Aug. 8 (Bloomberg) -- Yuan forwards climbed to the strongest level in seven weeks and the onshore spot rate touched a 19-year high after the central bank raised its reference rate for the fourth day in a row and exports beat forecasts.

Overseas shipments rose 5.1 percent from a year earlier in July after contracting 3.1 percent in June, official data showed today. That exceeded the median estimate of 2 percent growth in a Bloomberg survey. Imports advanced 10.9 percent, higher than the forecast of a 1 percent gain. The People’s Bank of China raised the daily fixing 0.04 percent to 6.1703 per dollar, the strongest since July 24.

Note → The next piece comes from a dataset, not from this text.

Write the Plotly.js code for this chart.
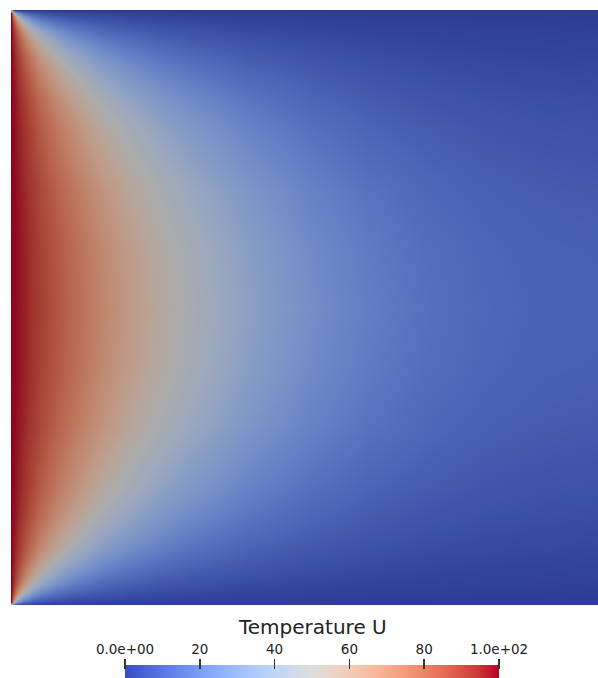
<!DOCTYPE html>
<html>
<head>
<meta charset="utf-8">
<script src="https://cdn.plot.ly/plotly-3.0.1.min.js"></script>
<style>html,body{margin:0;padding:0;background:#fff;overflow:hidden;}#plot{width:598px;height:678px;}</style>
</head>
<body>
<div id="plot"></div>
<script>
// Sample positions across the square (x from left edge, y from top edge)
const xPos = [0, 0.005, 0.01, 0.02, 0.035, 0.05, 0.075, 0.1, 0.15, 0.2, 0.25, 0.3, 0.4, 0.5, 0.6, 0.7, 0.8, 0.9, 1.0];
const yPos = [0, 0.005, 0.01, 0.02, 0.035, 0.05, 0.075, 0.1, 0.15, 0.2, 0.3, 0.4, 0.5, 0.6, 0.7, 0.8, 0.85, 0.9, 0.925, 0.95, 0.965, 0.98, 0.99, 0.995, 1.0];

// Temperature U at those positions
const temperatureU = [
  [50,0,0,0,0,0,0,0,0,0,0,0,0,0,0,0,0,0,0],
  [100,50.0,29.5,15.6,9.0,6.3,4.2,3.1,2.1,1.5,1.2,0.9,0.6,0.5,0.3,0.3,0.2,0.2,0.2],
  [100,70.5,50.0,29.5,17.7,12.5,8.4,6.2,4.1,3.0,2.3,1.9,1.3,0.9,0.7,0.5,0.4,0.4,0.3],
  [100,84.4,70.5,50.0,33.0,24.1,16.5,12.4,8.2,6.0,4.6,3.7,2.5,1.8,1.3,1.0,0.8,0.7,0.7],
  [100,91.0,82.3,66.9,49.9,38.7,27.6,21.1,14.1,10.4,8.1,6.5,4.4,3.2,2.3,1.8,1.5,1.3,1.2],
  [100,93.6,87.4,75.7,61.0,49.8,37.1,29.1,19.8,14.7,11.4,9.2,6.3,4.5,3.3,2.6,2.1,1.8,1.7],
  [100,95.7,91.5,83.4,72.1,62.2,49.5,40.3,28.5,21.4,16.8,13.6,9.3,6.7,5.0,3.8,3.1,2.7,2.6],
  [100,96.9,93.7,87.4,78.4,70.1,58.3,49.1,36.0,27.7,21.9,17.8,12.3,8.9,6.6,5.1,4.1,3.6,3.4],
  [100,98.0,95.8,91.5,85.1,78.8,69.4,61.1,47.8,38.1,30.9,25.4,17.8,12.9,9.6,7.4,6.0,5.3,5.0],
  [100,98.6,96.9,93.5,88.5,83.5,75.7,68.5,56.0,46.1,38.2,31.9,22.7,16.6,12.4,9.6,7.8,6.8,6.5],
  [100,99.2,97.9,95.5,91.8,88.0,82.0,76.4,65.7,56.3,48.2,41.2,30.3,22.5,17.0,13.2,10.7,9.4,8.9],
  [100,99.4,98.4,96.3,93.2,89.8,84.7,79.7,70.2,61.3,53.4,46.3,34.7,26.0,19.8,15.4,12.6,11.0,10.5],
  [100,99.5,98.5,96.5,93.5,90.3,85.4,80.6,71.4,62.8,55.0,47.9,36.1,27.3,20.8,16.2,13.2,11.5,11.0],
  [100,99.4,98.4,96.3,93.2,89.8,84.7,79.7,70.2,61.3,53.4,46.3,34.7,26.0,19.8,15.4,12.6,11.0,10.5],
  [100,99.2,97.9,95.5,91.8,88.0,82.0,76.4,65.7,56.3,48.2,41.2,30.3,22.5,17.0,13.2,10.7,9.4,8.9],
  [100,98.6,96.9,93.5,88.5,83.5,75.7,68.5,56.0,46.1,38.2,31.9,22.7,16.6,12.4,9.6,7.8,6.8,6.5],
  [100,98.0,95.8,91.5,85.1,78.8,69.4,61.1,47.8,38.1,30.9,25.4,17.8,12.9,9.6,7.4,6.0,5.3,5.0],
  [100,96.9,93.7,87.4,78.4,70.1,58.3,49.1,36.0,27.7,21.9,17.8,12.3,8.9,6.6,5.1,4.1,3.6,3.4],
  [100,95.7,91.5,83.4,72.1,62.2,49.5,40.3,28.5,21.4,16.8,13.6,9.3,6.7,5.0,3.8,3.1,2.7,2.6],
  [100,93.6,87.4,75.7,61.0,49.8,37.1,29.1,19.8,14.7,11.4,9.2,6.3,4.5,3.3,2.6,2.1,1.8,1.7],
  [100,91.0,82.3,66.9,49.9,38.7,27.6,21.1,14.1,10.4,8.1,6.5,4.4,3.2,2.3,1.8,1.5,1.3,1.2],
  [100,84.4,70.5,50.0,33.0,24.1,16.5,12.4,8.2,6.0,4.6,3.7,2.5,1.8,1.3,1.0,0.8,0.7,0.7],
  [100,70.5,50.0,29.5,17.7,12.5,8.4,6.2,4.1,3.0,2.3,1.9,1.3,0.9,0.7,0.5,0.4,0.4,0.3],
  [100,50.0,29.5,15.6,9.0,6.3,4.2,3.1,2.1,1.5,1.2,0.9,0.6,0.5,0.3,0.3,0.2,0.2,0.2],
  [50,0,0,0,0,0,0,0,0,0,0,0,0,0,0,0,0,0,0]
];

// Colour bar
const scaleRange = [0, 100];
const barTickVals = [0, 20, 40, 60, 80, 100];
const barTickText = ['0.0e+00', '20', '40', '60', '80', '1.0e+02'];
const barTitle = 'Temperature U';

// Cool-to-warm colour map (stop, r, g, b)
const coolWarm = [
  [0.0,59,76,192],[0.0625,77,104,215],[0.125,98,130,234],[0.1875,119,154,247],
  [0.25,141,176,254],[0.3125,163,194,255],[0.375,184,208,249],[0.4375,204,217,238],
  [0.5,221,221,221],[0.5625,236,211,197],[0.625,245,196,173],[0.6875,247,177,148],
  [0.75,244,154,123],[0.8125,236,127,99],[0.875,222,96,77],[0.9375,203,62,56],[1.0,180,4,38]
];
function makeScale(k) {
  return coolWarm.map(s => [s[0], 'rgb(' + Math.round(s[1]*k) + ',' + Math.round(s[2]*k) + ',' + Math.round(s[3]*k) + ')']);
}
const fieldScale = makeScale(0.78);  // shaded surface
const barScale = makeScale(1.0);

const W = 598, H = 678;
const fontFam = 'DejaVu Sans, sans-serif';

const traces = [
  {
    type: 'heatmap', x: xPos, y: yPos, z: temperatureU,
    zmin: scaleRange[0], zmax: scaleRange[1], zsmooth: 'best',
    colorscale: fieldScale, showscale: false, hoverinfo: 'skip',
    xaxis: 'x', yaxis: 'y'
  },
  {
    type: 'heatmap', x: scaleRange, y: [0], z: [scaleRange],
    zmin: scaleRange[0], zmax: scaleRange[1], zsmooth: 'best',
    colorscale: barScale, showscale: false, hoverinfo: 'skip',
    xaxis: 'x2', yaxis: 'y2'
  }
];

const hidden = {showgrid: false, zeroline: false, showline: false, showticklabels: false, ticks: ''};

const layout = {
  width: W, height: H,
  margin: {l: 0, r: 0, t: 0, b: 0, pad: 0},
  paper_bgcolor: '#ffffff', plot_bgcolor: '#ffffff',
  showlegend: false,
  xaxis: Object.assign({domain: [11 / W, 1], range: [0, 587 / 595], fixedrange: true}, hidden),
  yaxis: Object.assign({domain: [73 / H, 668 / H], range: [1, 0], fixedrange: true}, hidden),
  xaxis2: {
    domain: [125 / W, 499 / W], range: scaleRange, anchor: 'free', position: 9 / H,
    side: 'top', showgrid: false, zeroline: false, showline: false,
    ticks: 'outside', ticklen: 10, tickwidth: 1.5, tickcolor: '#333',
    tickmode: 'array', tickvals: barTickVals, ticktext: barTickText,
    tickfont: {family: fontFam, size: 13.5, color: '#222'}, fixedrange: true
  },
  yaxis2: Object.assign({domain: [0, 13 / H], range: [-0.5, 0.5], anchor: 'x2', fixedrange: true}, hidden),
  annotations: [{
    text: barTitle, xref: 'paper', yref: 'paper',
    x: 312 / W, y: (H - 627) / H, xanchor: 'center', yanchor: 'middle',
    showarrow: false, font: {family: fontFam, size: 20, color: '#222'}
  }]
};

Plotly.newPlot('plot', traces, layout, {staticPlot: true, displayModeBar: false});
</script>
</body>
</html>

“We are seeing more signs that China’s economy is stabilizing, and that’s positive for the yuan and its global usage,” said Kenix Lai, a foreign-exchange analyst at Bank of East Asia Ltd. “Sentiment has improved on speculation that the leadership will roll out measures to support growth.”

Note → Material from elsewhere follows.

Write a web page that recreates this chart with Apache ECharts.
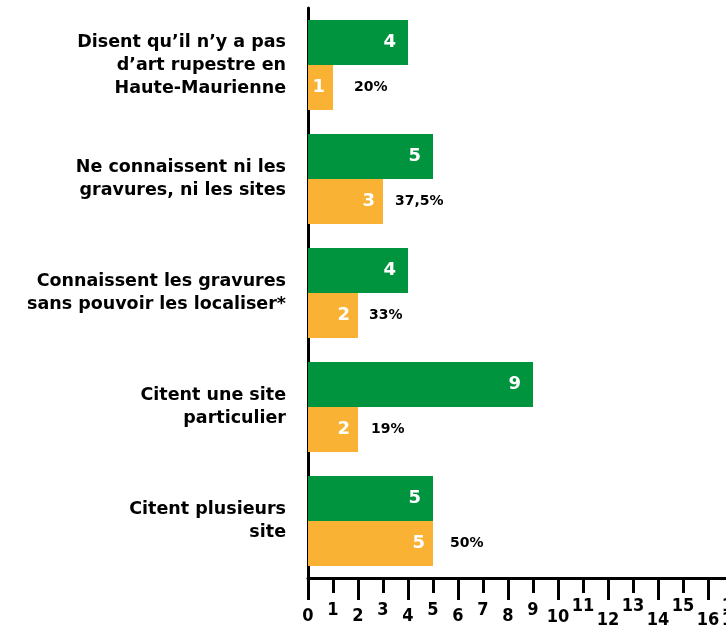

Twelve-month non-deliverable forwards rose 0.2 percent to 6.2644 per dollar as of 5:22 p.m. in Hong Kong, the strongest since June 18, according to data compiled by Bloomberg. The contracts traded at a 2.3 percent discount to the onshore spot, which closed 0.05 percent lower at 6.1225 in Shanghai, China Foreign Exchange Trade System prices show. The onshore currency earlier touched 6.1143, the highest since the government unified the official and market exchange rates at the end of 1993.

Drag on Exports

The yuan has gained 1.8 percent against the dollar this year, making it the best performer among 24 emerging-market currencies tracked by Bloomberg. The average yield on Dim Sum bonds fell to the lowest since June 20 this week on the yuan’s rally, a Deutsche Bank AG and Standard & Poor’s index shows. The nation’s foreign-exchange position may resume “moderate” growth, China Securities Journal reported, citing people it didn’t identify.

An “overly strong” yuan, especially against key Asian currencies, remains a drag on China’s trade competitiveness, Liu Li-gang and Hao Zhou, economists at Australia & New Zealand Banking Group Ltd., wrote in a note today. The yuan’s strength could be a signal that the PBOC wants to widen the currency’s trading band, they wrote.

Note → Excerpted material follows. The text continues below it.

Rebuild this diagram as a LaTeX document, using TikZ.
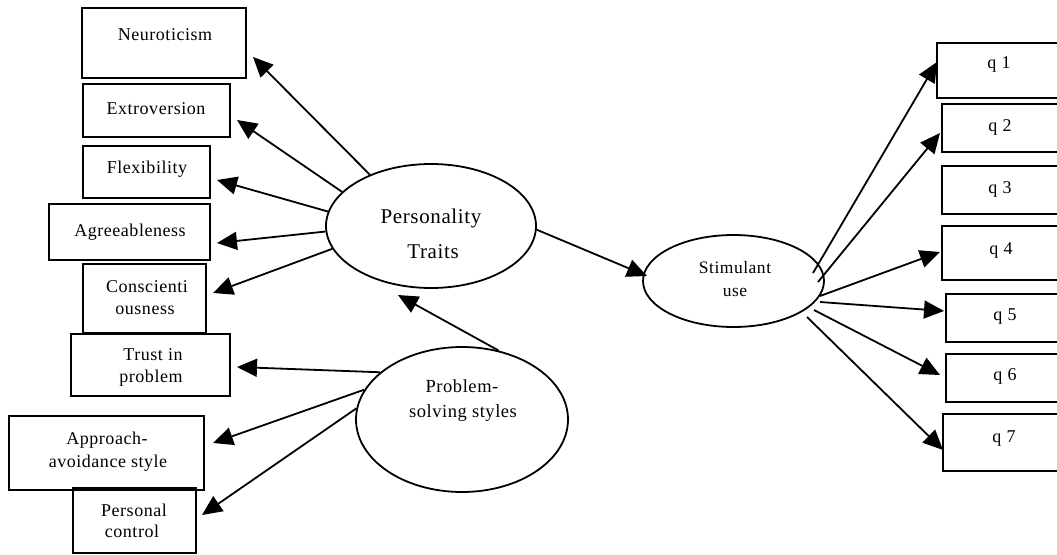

In Hong Kong’s offshore market, the yuan advanced 0.05 percent to 6.1150, after touching a record 6.1127. One-month implied volatility in the onshore yuan, a measure of expected moves in the exchange rate used to price options, was steady at 1.23 percent.

“Trade data for July comes in much stronger than expected,” Dariusz Kowalczyk, a Hong Kong-based strategist at Credit Agricole CIB, wrote in a note today. “All this confirms our view that the economy has bottomed out and will re-accelerate in the second half. We’d like to call the end to worries over China for this year.”